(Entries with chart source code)
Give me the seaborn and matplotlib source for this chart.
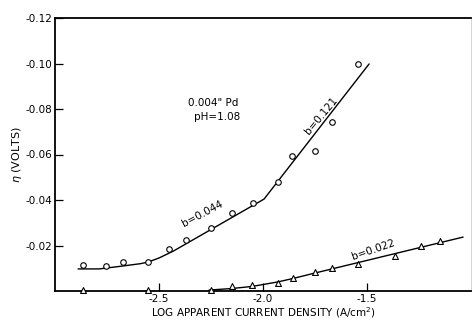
import matplotlib
matplotlib.use("Agg")
import matplotlib.pyplot as plt
import seaborn as sns
import pandas as pd

# Measured overpotential vs. log apparent current density
circle_logi = [-2.865, -2.755, -2.673, -2.553, -2.452, -2.370, -2.250,
               -2.149, -2.048, -1.928, -1.861, -1.750, -1.668, -1.543]
circle_eta = [-0.0114, -0.0110, -0.0127, -0.0127, -0.0185, -0.0224, -0.0277,
              -0.0343, -0.0387, -0.0479, -0.0594, -0.0615, -0.0743, -0.0998]

triangle_logi = [-2.865, -2.553, -2.250, -2.149, -2.053, -1.928, -1.856,
                 -1.750, -1.668, -1.543, -1.365, -1.240, -1.149]
triangle_eta = [-0.0005, -0.0005, -0.0005, -0.0022, -0.0026, -0.0035, -0.0057,
                -0.0084, -0.0101, -0.0119, -0.0154, -0.0198, -0.0220]

# Hand-fitted Tafel curves (vertices)
fit_upper_logi = [-2.889, -2.788, -2.673, -2.590, -2.553, -2.500, -2.430, -1.995, -1.490]
fit_upper_eta = [-0.0097, -0.0097, -0.0110, -0.0120, -0.0127, -0.0145, -0.0176, -0.0404, -0.0998]

fit_lower_logi = [-2.260, -2.149, -2.053, -1.928, -1.856, -1.750, -1.038]
fit_lower_eta = [-0.0004, -0.0011, -0.0020, -0.0040, -0.0055, -0.0079, -0.0237]

y_ticks = [-0.12, -0.10, -0.08, -0.06, -0.04, -0.02]
y_tick_labels = ["-0.12", "-0.10", "-0.08", "-0.06", "-0.04", "-0.02"]
x_ticks = [-2.5, -2.0, -1.5]
x_tick_labels = ["-2.5", "-2.0", "-1.5"]

sns.set_theme(style="ticks")
plt.rcParams["font.family"] = ["DejaVu Sans"]
plt.rcParams["text.color"] = "black"
plt.rcParams["axes.labelcolor"] = "black"

fig = plt.figure(figsize=(4.73, 3.21), dpi=100)
ax = fig.add_axes([55 / 473, 1 - 291 / 321, 416 / 473, 273 / 321])

circles = pd.DataFrame({"logi": circle_logi, "eta": circle_eta})
triangles = pd.DataFrame({"logi": triangle_logi, "eta": triangle_eta})
fit_up = pd.DataFrame({"logi": fit_upper_logi, "eta": fit_upper_eta})
fit_lo = pd.DataFrame({"logi": fit_lower_logi, "eta": fit_lower_eta})

sns.lineplot(data=fit_up, x="logi", y="eta", sort=False, color="black", lw=1.0, ax=ax)
sns.lineplot(data=fit_lo, x="logi", y="eta", sort=False, color="black", lw=1.0, ax=ax)
sns.scatterplot(data=circles, x="logi", y="eta", marker="o", s=16,
                facecolor="white", edgecolor="black", linewidth=0.8, ax=ax,
                zorder=3, clip_on=False)
sns.scatterplot(data=triangles, x="logi", y="eta", marker="^", s=18,
                facecolor="white", edgecolor="black", linewidth=0.8, ax=ax,
                zorder=3, clip_on=False)

ax.set_xlim(-3.0, -1.0)
ax.set_ylim(0.0, -0.12)

ax.set_yticks(y_ticks)
ax.set_yticklabels(y_tick_labels)
ax.set_xticks(x_ticks)
ax.set_xticklabels(x_tick_labels)
ax.tick_params(axis="both", direction="in", length=6, width=0.9, labelsize=7.5,
               colors="black", pad=2)

for side in ["left", "bottom", "top"]:
    ax.spines[side].set_color("black")
    ax.spines[side].set_linewidth(1.3)
ax.spines["right"].set_color("#cccccc")
ax.spines["right"].set_linewidth(0.6)

ax.set_xlabel("LOG APPARENT CURRENT DENSITY (A/cm$^2$)", fontsize=7.5, labelpad=1)
ax.set_ylabel("$\\eta$ (VOLTS)", fontsize=8, labelpad=1)

ax.text(-2.24, -0.0825, "0.004\" Pd", fontsize=7.5, ha="center", va="center")
ax.text(-2.22, -0.0765, "pH=1.08", fontsize=7.5, ha="center", va="center")
ax.text(-2.29, -0.0338, "b=0.044", fontsize=7.5, ha="center", va="center", rotation=28)
ax.text(-1.72, -0.0770, "b=0.121", fontsize=7.5, ha="center", va="center", rotation=50)
ax.text(-1.47, -0.0183, "b=0.022", fontsize=7.5, ha="center", va="center", rotation=19)

fig.savefig("out.png", dpi=100)
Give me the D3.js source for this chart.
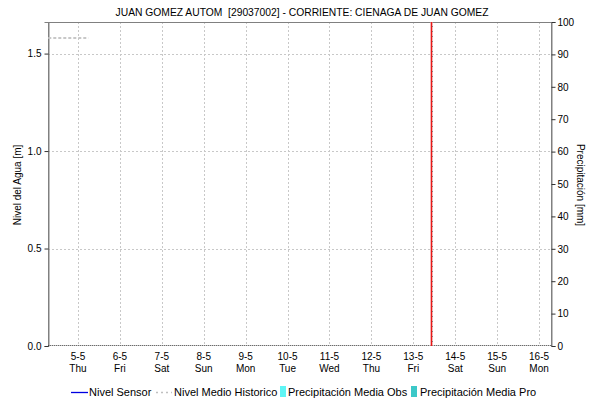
<!DOCTYPE html>
<html><head><meta charset="utf-8">
<script src="https://cdn.jsdelivr.net/npm/d3@7"></script>
<style>body{margin:0;background:#fff}svg{display:block}text{font-family:"Liberation Sans",Arial,sans-serif;white-space:pre}</style>
</head><body>
<script>
const title = "JUAN GOMEZ AUTOM  [29037002] - CORRIENTE: CIENAGA DE JUAN GOMEZ";
const dayLabels = ["5-5","6-5","7-5","8-5","9-5","10-5","11-5","12-5","13-5","14-5","15-5","16-5"];
const weekdays = ["Thu","Fri","Sat","Sun","Mon","Tue","Wed","Thu","Fri","Sat","Sun","Mon"];
const levelTicks = [0.0, 0.5, 1.0, 1.5];
const precipTicks = [0,10,20,30,40,50,60,70,80,90,100];
const historicDates = ["2023-05-04T07:00","2023-05-05T06:00"];
const historicValues = [1.58, 1.58];
const precipDates = ["2023-05-04T07:00","2023-05-16T07:00"];
const precipValues = [0, 0];
const nowDate = "2023-05-13T10:20";
const legendItems = ["Nivel Sensor","Nivel Medio Historico","Precipitación Media Obs","Precipitación Media Pro"];

const W=590,H=405, L=48,R=551,T=22,B=346;
const svg=d3.select("body").append("svg").attr("width",W).attr("height",H);
const x=d3.scaleTime().domain([new Date("2023-05-04T06:50"),new Date("2023-05-16T06:50")]).range([L,R]);
const y=d3.scaleLinear().domain([0,1.662]).range([B,T]);
const y2=d3.scaleLinear().domain([0,100]).range([B,T]);
const tickDates=dayLabels.map((d,i)=>new Date(2023,4,5+i));

// grid
const g=svg.append("g");
g.selectAll(".vg").data(tickDates).join("line").attr("x1",d=>Math.round(x(d))+.5).attr("x2",d=>Math.round(x(d))+.5)
 .attr("y1",T).attr("y2",B).attr("stroke","#c8c8c8").attr("stroke-dasharray","2,2");
g.selectAll(".hg").data(levelTicks.filter(d=>d>0)).join("line").attr("y1",d=>Math.round(y(d))+.5).attr("y2",d=>Math.round(y(d))+.5)
 .attr("x1",L).attr("x2",R).attr("stroke","#c8c8c8").attr("stroke-dasharray","2,2");

// frame
svg.append("path").attr("d",`M${L+.5},${B}V${T+.5}H${R+.5}V${B+.5}`).attr("fill","none").attr("stroke","#808080");

// axes
const ax=d3.axisLeft(y).tickValues(levelTicks).tickFormat(d3.format(".1f")).tickSize(4);
const axL=svg.append("g").attr("transform",`translate(${L+.5},0)`).call(ax);
const axR=svg.append("g").attr("transform",`translate(${R+.5},0)`).call(d3.axisRight(y2).tickValues(precipTicks).tickSize(4));
[axL,axR].forEach(a=>{a.select(".domain").attr("stroke","#808080");a.selectAll(".tick line").attr("stroke","#333");
 a.selectAll("text").attr("font-size",10).attr("fill","#000").attr("font-family","Liberation Sans, Arial, sans-serif");});
axR.selectAll("text").attr("x",6);

// x labels
const xl=svg.append("g");
tickDates.forEach((d,i)=>{
 xl.append("text").attr("x",x(d)).attr("y",360).attr("text-anchor","middle").attr("font-size",10).text(dayLabels[i]);
 xl.append("text").attr("x",x(d)).attr("y",372).attr("text-anchor","middle").attr("font-size",10).text(weekdays[i]);
});

// historic
const line=d3.line().x(d=>x(new Date(d[0]))).y(d=>y(d[1]));
svg.append("path").datum(historicDates.map((d,i)=>[d,historicValues[i]])).attr("d",line)
 .attr("fill","none").attr("stroke","#c8c8c8").attr("stroke-width",2).attr("stroke-dasharray","3,2");

// precip zero line
const line2=d3.line().x(d=>x(new Date(d[0]))).y(d=>y2(d[1]));
svg.append("path").datum(precipDates.map((d,i)=>[d,precipValues[i]])).attr("d",line2)
 .attr("fill","none").attr("stroke","#333").attr("stroke-width",1).attr("stroke-dasharray","1,1").attr("transform","translate(0,-0.5)");

// now line
const nx=Math.round(x(new Date(nowDate)));
svg.append("line").attr("x1",nx+.5).attr("x2",nx+.5).attr("y1",T).attr("y2",B).attr("stroke","#f08080").attr("stroke-width",2.2);
svg.append("line").attr("x1",nx+.5).attr("x2",nx+.5).attr("y1",T).attr("y2",B).attr("stroke","#e81818").attr("stroke-width",1);
svg.append("line").attr("x1",nx+1.5).attr("x2",nx+1.5).attr("y1",T+4).attr("y2",B).attr("stroke","#808080").attr("stroke-dasharray","1,4");

// title
svg.append("text").attr("x",302).attr("y",16).attr("text-anchor","middle").attr("font-size",10.3).text(title);
svg.append("text").attr("transform",`translate(21,185) rotate(-90)`).attr("text-anchor","middle").attr("font-size",10).text("Nivel del Agua [m]");
svg.append("text").attr("transform",`translate(577,185) rotate(90)`).attr("text-anchor","middle").attr("font-size",10).text("Precipitación [mm]");

// legend
const lg=svg.append("g");
lg.append("line").attr("x1",71).attr("x2",88).attr("y1",392.5).attr("y2",392.5).attr("stroke","#0000e0").attr("stroke-width",1.3);
lg.append("text").attr("x",89).attr("y",396).attr("font-size",11).text(legendItems[0]);
lg.append("line").attr("x1",156).attr("x2",172).attr("y1",392.5).attr("y2",392.5).attr("stroke","#c0c0c0").attr("stroke-width",1.5).attr("stroke-dasharray","2,3");
lg.append("text").attr("x",174).attr("y",396).attr("font-size",11).text(legendItems[1]);
lg.append("rect").attr("x",280).attr("y",386).attr("width",6).attr("height",11).attr("fill","#5ff5f5");
lg.append("text").attr("x",288).attr("y",396).attr("font-size",11).text(legendItems[2]);
lg.append("rect").attr("x",411).attr("y",386).attr("width",6).attr("height",11).attr("fill","#3cc8c8");
lg.append("text").attr("x",420).attr("y",396).attr("font-size",11).text(legendItems[3]);
</script>
</body></html>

• INSTRUCTIONS TO FOLLOW
Return the material line for line, from its beginning to the line that contains "import pandas as pd", with the pictures left out.

• COMPLETED EXERCISE
Give me the seaborn and matplotlib source for this chart.
import matplotlib
matplotlib.use("Agg")
import matplotlib.pyplot as plt
import seaborn as sns
import pandas as pd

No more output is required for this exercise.